**WHAT YOU HAVE TO DO**:
Write out the material exactly, without any of its pictures.

**DATA EXTRACT**:
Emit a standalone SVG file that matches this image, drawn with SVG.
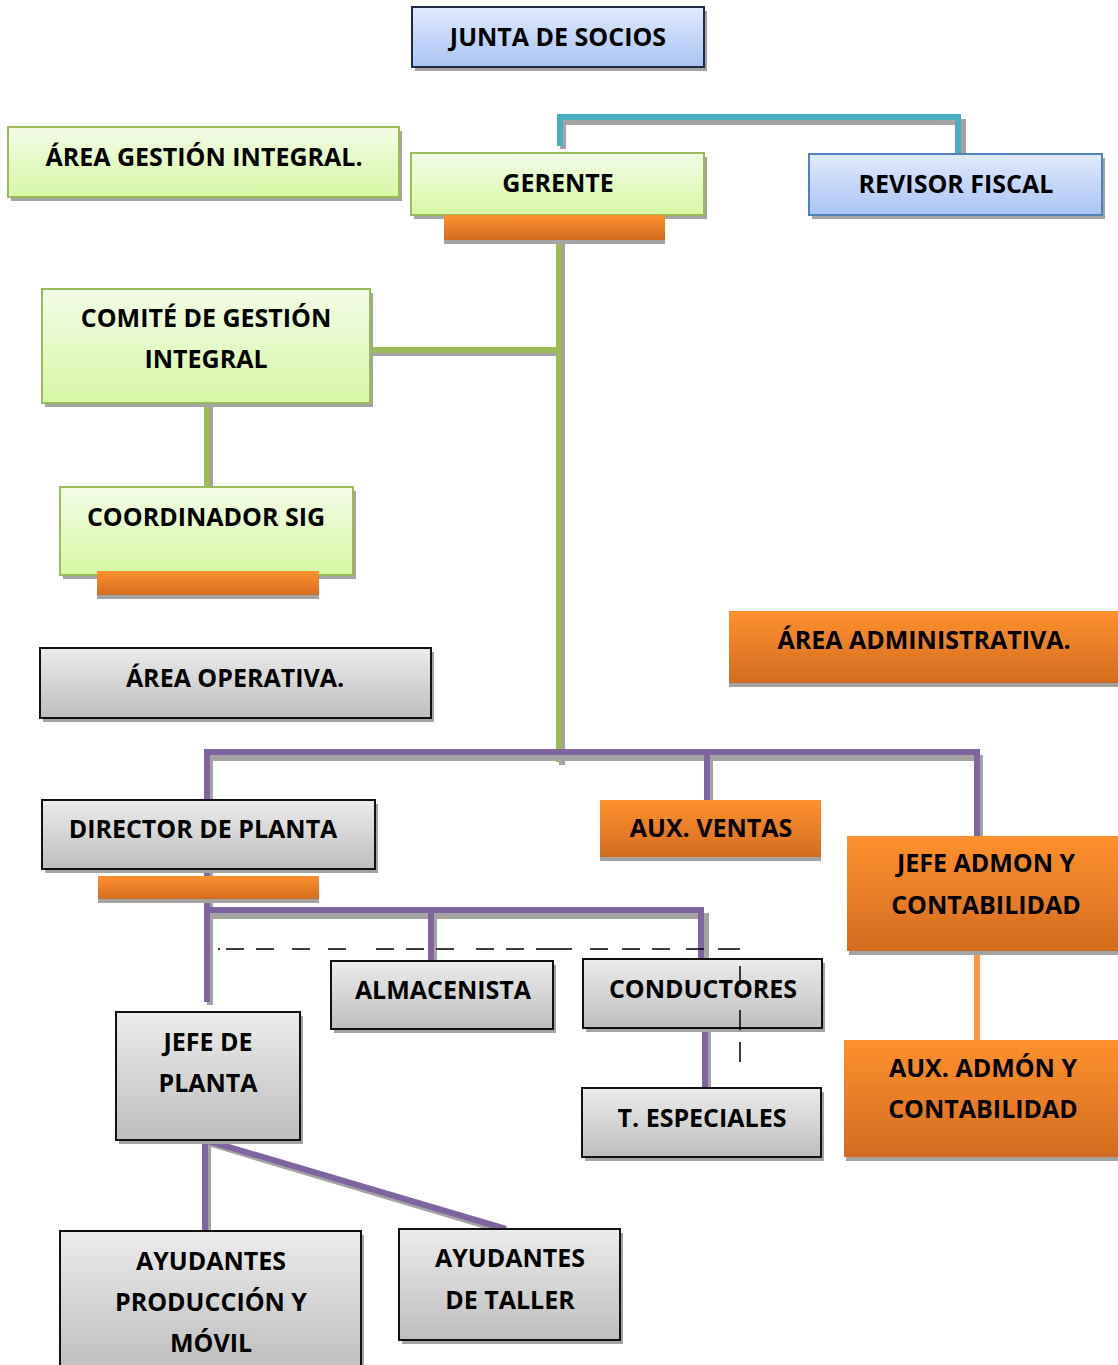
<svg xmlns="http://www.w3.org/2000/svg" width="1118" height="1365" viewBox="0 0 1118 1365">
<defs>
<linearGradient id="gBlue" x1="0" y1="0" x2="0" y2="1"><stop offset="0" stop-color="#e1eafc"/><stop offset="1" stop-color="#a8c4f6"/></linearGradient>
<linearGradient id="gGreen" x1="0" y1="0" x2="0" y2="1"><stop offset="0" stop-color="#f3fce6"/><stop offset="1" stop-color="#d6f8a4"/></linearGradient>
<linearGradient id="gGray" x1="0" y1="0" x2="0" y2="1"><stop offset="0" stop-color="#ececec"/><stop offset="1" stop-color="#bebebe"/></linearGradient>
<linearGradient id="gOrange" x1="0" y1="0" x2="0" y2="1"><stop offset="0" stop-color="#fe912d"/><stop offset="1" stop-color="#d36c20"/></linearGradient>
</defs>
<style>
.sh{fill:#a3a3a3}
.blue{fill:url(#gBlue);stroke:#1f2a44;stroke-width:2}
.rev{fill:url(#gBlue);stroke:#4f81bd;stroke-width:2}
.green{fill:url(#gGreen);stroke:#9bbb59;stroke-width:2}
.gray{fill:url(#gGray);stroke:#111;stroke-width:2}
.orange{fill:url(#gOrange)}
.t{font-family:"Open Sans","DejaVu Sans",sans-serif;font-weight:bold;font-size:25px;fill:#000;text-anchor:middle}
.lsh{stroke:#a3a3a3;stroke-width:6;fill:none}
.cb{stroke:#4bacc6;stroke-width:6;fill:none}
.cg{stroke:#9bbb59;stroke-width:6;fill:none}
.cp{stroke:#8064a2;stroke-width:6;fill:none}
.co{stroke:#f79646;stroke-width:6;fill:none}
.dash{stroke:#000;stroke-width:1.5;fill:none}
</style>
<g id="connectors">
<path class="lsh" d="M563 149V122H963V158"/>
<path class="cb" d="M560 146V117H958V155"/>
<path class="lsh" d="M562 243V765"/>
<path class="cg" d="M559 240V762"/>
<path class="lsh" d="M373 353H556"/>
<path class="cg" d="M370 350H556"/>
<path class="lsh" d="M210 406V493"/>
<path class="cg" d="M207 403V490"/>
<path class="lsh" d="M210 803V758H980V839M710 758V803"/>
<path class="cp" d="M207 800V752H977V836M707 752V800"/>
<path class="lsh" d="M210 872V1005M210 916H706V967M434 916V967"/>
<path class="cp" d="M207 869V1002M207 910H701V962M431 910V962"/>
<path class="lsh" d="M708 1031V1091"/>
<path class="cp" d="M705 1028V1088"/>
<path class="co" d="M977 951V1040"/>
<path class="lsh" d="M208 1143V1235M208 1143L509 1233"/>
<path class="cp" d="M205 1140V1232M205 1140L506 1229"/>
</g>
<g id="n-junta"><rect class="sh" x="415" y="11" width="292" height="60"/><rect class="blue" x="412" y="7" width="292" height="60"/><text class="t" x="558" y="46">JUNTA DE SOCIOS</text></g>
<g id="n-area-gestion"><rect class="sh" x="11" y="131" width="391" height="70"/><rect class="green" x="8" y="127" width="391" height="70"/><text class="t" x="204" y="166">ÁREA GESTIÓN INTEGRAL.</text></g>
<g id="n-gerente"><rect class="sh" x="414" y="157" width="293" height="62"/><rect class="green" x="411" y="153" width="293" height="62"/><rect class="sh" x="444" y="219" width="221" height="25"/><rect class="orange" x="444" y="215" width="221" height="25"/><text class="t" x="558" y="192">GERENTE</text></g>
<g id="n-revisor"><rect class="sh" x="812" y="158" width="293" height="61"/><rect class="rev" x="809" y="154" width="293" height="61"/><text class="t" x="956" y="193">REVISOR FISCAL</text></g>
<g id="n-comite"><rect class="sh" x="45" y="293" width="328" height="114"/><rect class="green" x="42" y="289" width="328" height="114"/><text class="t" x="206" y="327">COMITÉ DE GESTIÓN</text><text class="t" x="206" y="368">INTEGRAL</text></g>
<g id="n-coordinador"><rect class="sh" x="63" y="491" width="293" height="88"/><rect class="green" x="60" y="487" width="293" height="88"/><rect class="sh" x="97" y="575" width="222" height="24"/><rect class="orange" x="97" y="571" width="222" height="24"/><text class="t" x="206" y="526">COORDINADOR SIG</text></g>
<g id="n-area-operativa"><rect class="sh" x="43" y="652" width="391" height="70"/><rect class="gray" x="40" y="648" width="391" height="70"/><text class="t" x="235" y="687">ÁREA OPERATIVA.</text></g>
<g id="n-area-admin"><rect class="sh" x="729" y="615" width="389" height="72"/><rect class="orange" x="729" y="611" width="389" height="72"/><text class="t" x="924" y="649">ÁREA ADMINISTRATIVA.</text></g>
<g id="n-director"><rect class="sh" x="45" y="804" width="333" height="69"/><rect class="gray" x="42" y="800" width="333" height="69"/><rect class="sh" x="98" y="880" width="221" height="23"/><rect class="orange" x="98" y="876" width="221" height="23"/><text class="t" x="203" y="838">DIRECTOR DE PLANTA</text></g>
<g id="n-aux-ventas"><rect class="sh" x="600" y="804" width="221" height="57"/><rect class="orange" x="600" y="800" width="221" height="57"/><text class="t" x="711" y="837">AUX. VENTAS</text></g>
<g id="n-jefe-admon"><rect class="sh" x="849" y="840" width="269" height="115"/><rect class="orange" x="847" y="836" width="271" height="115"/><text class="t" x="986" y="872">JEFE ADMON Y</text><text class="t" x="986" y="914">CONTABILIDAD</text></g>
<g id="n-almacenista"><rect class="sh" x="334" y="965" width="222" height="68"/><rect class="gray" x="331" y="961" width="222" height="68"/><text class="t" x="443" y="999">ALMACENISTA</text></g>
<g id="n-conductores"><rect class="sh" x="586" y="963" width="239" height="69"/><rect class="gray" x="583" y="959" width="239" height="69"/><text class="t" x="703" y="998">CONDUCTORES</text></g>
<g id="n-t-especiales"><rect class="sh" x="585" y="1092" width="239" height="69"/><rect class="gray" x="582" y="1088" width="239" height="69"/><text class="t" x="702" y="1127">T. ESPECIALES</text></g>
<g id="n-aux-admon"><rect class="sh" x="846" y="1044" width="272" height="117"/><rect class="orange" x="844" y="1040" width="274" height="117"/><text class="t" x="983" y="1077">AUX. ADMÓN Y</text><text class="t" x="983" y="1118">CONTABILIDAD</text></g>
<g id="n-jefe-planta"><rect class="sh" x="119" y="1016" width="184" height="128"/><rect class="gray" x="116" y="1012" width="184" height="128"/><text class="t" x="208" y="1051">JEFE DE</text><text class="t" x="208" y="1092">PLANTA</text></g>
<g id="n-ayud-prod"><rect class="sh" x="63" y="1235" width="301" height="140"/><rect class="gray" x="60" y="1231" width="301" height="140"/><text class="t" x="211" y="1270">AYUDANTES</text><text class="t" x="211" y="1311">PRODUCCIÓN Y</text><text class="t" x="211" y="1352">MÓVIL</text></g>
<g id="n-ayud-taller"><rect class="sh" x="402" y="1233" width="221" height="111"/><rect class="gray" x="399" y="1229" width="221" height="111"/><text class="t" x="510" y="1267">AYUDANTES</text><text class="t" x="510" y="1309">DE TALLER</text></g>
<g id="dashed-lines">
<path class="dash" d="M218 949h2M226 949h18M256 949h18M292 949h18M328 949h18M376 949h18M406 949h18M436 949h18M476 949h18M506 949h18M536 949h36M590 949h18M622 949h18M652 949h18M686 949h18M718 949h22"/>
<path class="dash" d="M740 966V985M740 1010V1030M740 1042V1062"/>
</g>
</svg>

**THE SOLUTION**:
Emit a standalone SVG file that matches this image, drawn with SVG.
<svg xmlns="http://www.w3.org/2000/svg" width="1118" height="1365" viewBox="0 0 1118 1365">
<defs>
<linearGradient id="gBlue" x1="0" y1="0" x2="0" y2="1"><stop offset="0" stop-color="#e1eafc"/><stop offset="1" stop-color="#a8c4f6"/></linearGradient>
<linearGradient id="gGreen" x1="0" y1="0" x2="0" y2="1"><stop offset="0" stop-color="#f3fce6"/><stop offset="1" stop-color="#d6f8a4"/></linearGradient>
<linearGradient id="gGray" x1="0" y1="0" x2="0" y2="1"><stop offset="0" stop-color="#ececec"/><stop offset="1" stop-color="#bebebe"/></linearGradient>
<linearGradient id="gOrange" x1="0" y1="0" x2="0" y2="1"><stop offset="0" stop-color="#fe912d"/><stop offset="1" stop-color="#d36c20"/></linearGradient>
</defs>
<style>
.sh{fill:#a3a3a3}
.blue{fill:url(#gBlue);stroke:#1f2a44;stroke-width:2}
.rev{fill:url(#gBlue);stroke:#4f81bd;stroke-width:2}
.green{fill:url(#gGreen);stroke:#9bbb59;stroke-width:2}
.gray{fill:url(#gGray);stroke:#111;stroke-width:2}
.orange{fill:url(#gOrange)}
.t{font-family:"Open Sans","DejaVu Sans",sans-serif;font-weight:bold;font-size:25px;fill:#000;text-anchor:middle}
.lsh{stroke:#a3a3a3;stroke-width:6;fill:none}
.cb{stroke:#4bacc6;stroke-width:6;fill:none}
.cg{stroke:#9bbb59;stroke-width:6;fill:none}
.cp{stroke:#8064a2;stroke-width:6;fill:none}
.co{stroke:#f79646;stroke-width:6;fill:none}
.dash{stroke:#000;stroke-width:1.5;fill:none}
</style>
<g id="connectors">
<path class="lsh" d="M563 149V122H963V158"/>
<path class="cb" d="M560 146V117H958V155"/>
<path class="lsh" d="M562 243V765"/>
<path class="cg" d="M559 240V762"/>
<path class="lsh" d="M373 353H556"/>
<path class="cg" d="M370 350H556"/>
<path class="lsh" d="M210 406V493"/>
<path class="cg" d="M207 403V490"/>
<path class="lsh" d="M210 803V758H980V839M710 758V803"/>
<path class="cp" d="M207 800V752H977V836M707 752V800"/>
<path class="lsh" d="M210 872V1005M210 916H706V967M434 916V967"/>
<path class="cp" d="M207 869V1002M207 910H701V962M431 910V962"/>
<path class="lsh" d="M708 1031V1091"/>
<path class="cp" d="M705 1028V1088"/>
<path class="co" d="M977 951V1040"/>
<path class="lsh" d="M208 1143V1235M208 1143L509 1233"/>
<path class="cp" d="M205 1140V1232M205 1140L506 1229"/>
</g>
<g id="n-junta"><rect class="sh" x="415" y="11" width="292" height="60"/><rect class="blue" x="412" y="7" width="292" height="60"/><text class="t" x="558" y="46">JUNTA DE SOCIOS</text></g>
<g id="n-area-gestion"><rect class="sh" x="11" y="131" width="391" height="70"/><rect class="green" x="8" y="127" width="391" height="70"/><text class="t" x="204" y="166">ÁREA GESTIÓN INTEGRAL.</text></g>
<g id="n-gerente"><rect class="sh" x="414" y="157" width="293" height="62"/><rect class="green" x="411" y="153" width="293" height="62"/><rect class="sh" x="444" y="219" width="221" height="25"/><rect class="orange" x="444" y="215" width="221" height="25"/><text class="t" x="558" y="192">GERENTE</text></g>
<g id="n-revisor"><rect class="sh" x="812" y="158" width="293" height="61"/><rect class="rev" x="809" y="154" width="293" height="61"/><text class="t" x="956" y="193">REVISOR FISCAL</text></g>
<g id="n-comite"><rect class="sh" x="45" y="293" width="328" height="114"/><rect class="green" x="42" y="289" width="328" height="114"/><text class="t" x="206" y="327">COMITÉ DE GESTIÓN</text><text class="t" x="206" y="368">INTEGRAL</text></g>
<g id="n-coordinador"><rect class="sh" x="63" y="491" width="293" height="88"/><rect class="green" x="60" y="487" width="293" height="88"/><rect class="sh" x="97" y="575" width="222" height="24"/><rect class="orange" x="97" y="571" width="222" height="24"/><text class="t" x="206" y="526">COORDINADOR SIG</text></g>
<g id="n-area-operativa"><rect class="sh" x="43" y="652" width="391" height="70"/><rect class="gray" x="40" y="648" width="391" height="70"/><text class="t" x="235" y="687">ÁREA OPERATIVA.</text></g>
<g id="n-area-admin"><rect class="sh" x="729" y="615" width="389" height="72"/><rect class="orange" x="729" y="611" width="389" height="72"/><text class="t" x="924" y="649">ÁREA ADMINISTRATIVA.</text></g>
<g id="n-director"><rect class="sh" x="45" y="804" width="333" height="69"/><rect class="gray" x="42" y="800" width="333" height="69"/><rect class="sh" x="98" y="880" width="221" height="23"/><rect class="orange" x="98" y="876" width="221" height="23"/><text class="t" x="203" y="838">DIRECTOR DE PLANTA</text></g>
<g id="n-aux-ventas"><rect class="sh" x="600" y="804" width="221" height="57"/><rect class="orange" x="600" y="800" width="221" height="57"/><text class="t" x="711" y="837">AUX. VENTAS</text></g>
<g id="n-jefe-admon"><rect class="sh" x="849" y="840" width="269" height="115"/><rect class="orange" x="847" y="836" width="271" height="115"/><text class="t" x="986" y="872">JEFE ADMON Y</text><text class="t" x="986" y="914">CONTABILIDAD</text></g>
<g id="n-almacenista"><rect class="sh" x="334" y="965" width="222" height="68"/><rect class="gray" x="331" y="961" width="222" height="68"/><text class="t" x="443" y="999">ALMACENISTA</text></g>
<g id="n-conductores"><rect class="sh" x="586" y="963" width="239" height="69"/><rect class="gray" x="583" y="959" width="239" height="69"/><text class="t" x="703" y="998">CONDUCTORES</text></g>
<g id="n-t-especiales"><rect class="sh" x="585" y="1092" width="239" height="69"/><rect class="gray" x="582" y="1088" width="239" height="69"/><text class="t" x="702" y="1127">T. ESPECIALES</text></g>
<g id="n-aux-admon"><rect class="sh" x="846" y="1044" width="272" height="117"/><rect class="orange" x="844" y="1040" width="274" height="117"/><text class="t" x="983" y="1077">AUX. ADMÓN Y</text><text class="t" x="983" y="1118">CONTABILIDAD</text></g>
<g id="n-jefe-planta"><rect class="sh" x="119" y="1016" width="184" height="128"/><rect class="gray" x="116" y="1012" width="184" height="128"/><text class="t" x="208" y="1051">JEFE DE</text><text class="t" x="208" y="1092">PLANTA</text></g>
<g id="n-ayud-prod"><rect class="sh" x="63" y="1235" width="301" height="140"/><rect class="gray" x="60" y="1231" width="301" height="140"/><text class="t" x="211" y="1270">AYUDANTES</text><text class="t" x="211" y="1311">PRODUCCIÓN Y</text><text class="t" x="211" y="1352">MÓVIL</text></g>
<g id="n-ayud-taller"><rect class="sh" x="402" y="1233" width="221" height="111"/><rect class="gray" x="399" y="1229" width="221" height="111"/><text class="t" x="510" y="1267">AYUDANTES</text><text class="t" x="510" y="1309">DE TALLER</text></g>
<g id="dashed-lines">
<path class="dash" d="M218 949h2M226 949h18M256 949h18M292 949h18M328 949h18M376 949h18M406 949h18M436 949h18M476 949h18M506 949h18M536 949h36M590 949h18M622 949h18M652 949h18M686 949h18M718 949h22"/>
<path class="dash" d="M740 966V985M740 1010V1030M740 1042V1062"/>
</g>
</svg>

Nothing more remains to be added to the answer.